CH director Professor John Pomeroy was asked by The Globe and Mail this week to comment on the likely influences of climate-change on winter outdoor pursuits in two strongly contrasting contexts.
For the first article (published on Sunday 31st January 2016), he was asked how risks associated with mountain snowpacks might alter with changing climatic conditions, following the loss of five snowmobilers’ lives in the BC Rocky Mountains as the result of an avalanche.
He responded that increasing minimum air temperatures should tend generally to result in more consolidated snowpacks, which in turn should be more stable. Warmer, wetter snow is also less likely to be transported by wind, to form cornices on the lees of ridges: sudden failure of such features is a common cause of avalanches. However, there are signs that winter weather patterns may be swinging more frequently between extremes of warm and cold: this will influence patterns and characteristics of precipitation, and alter snowpack metamorphic processes, thereby increasing the challenge of accurately forecasting avalanche risks.
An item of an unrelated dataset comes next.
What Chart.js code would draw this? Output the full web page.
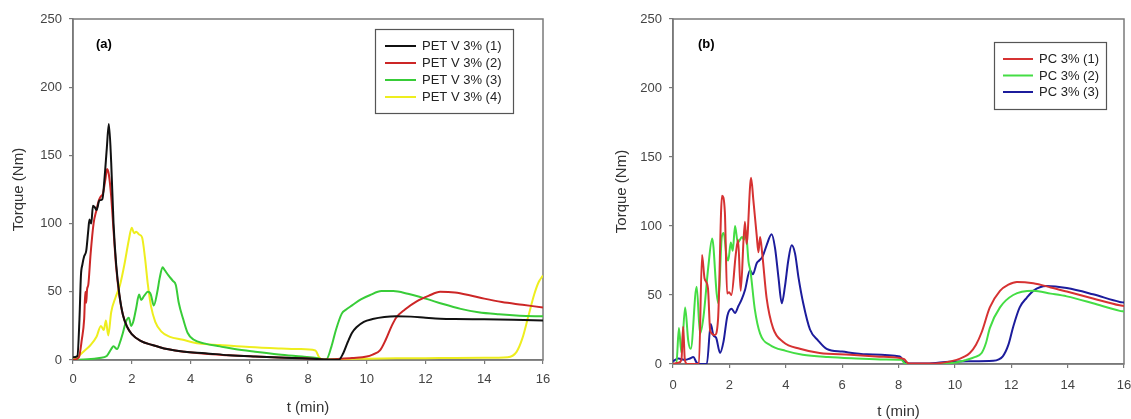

The second (published on Wednesday 3rd February 2016) considered how warmer winter conditions are impacting the viability of outdoor rinks, and thus opportunities for shinny and other varieties of informal hockey. Dr Pomeroy’s prognosis was pessimistic, in view of increasing occurrences of warm temperatures and rainfall, and the corresponding unreliability of ground remaining frozen throughout the winter, in many areas of the country. (Those with an interest in this serious risk to one of the nation’s key icons of winter identity, not to mention its future hockey prospects, might also be interested in the RinkWatch project.)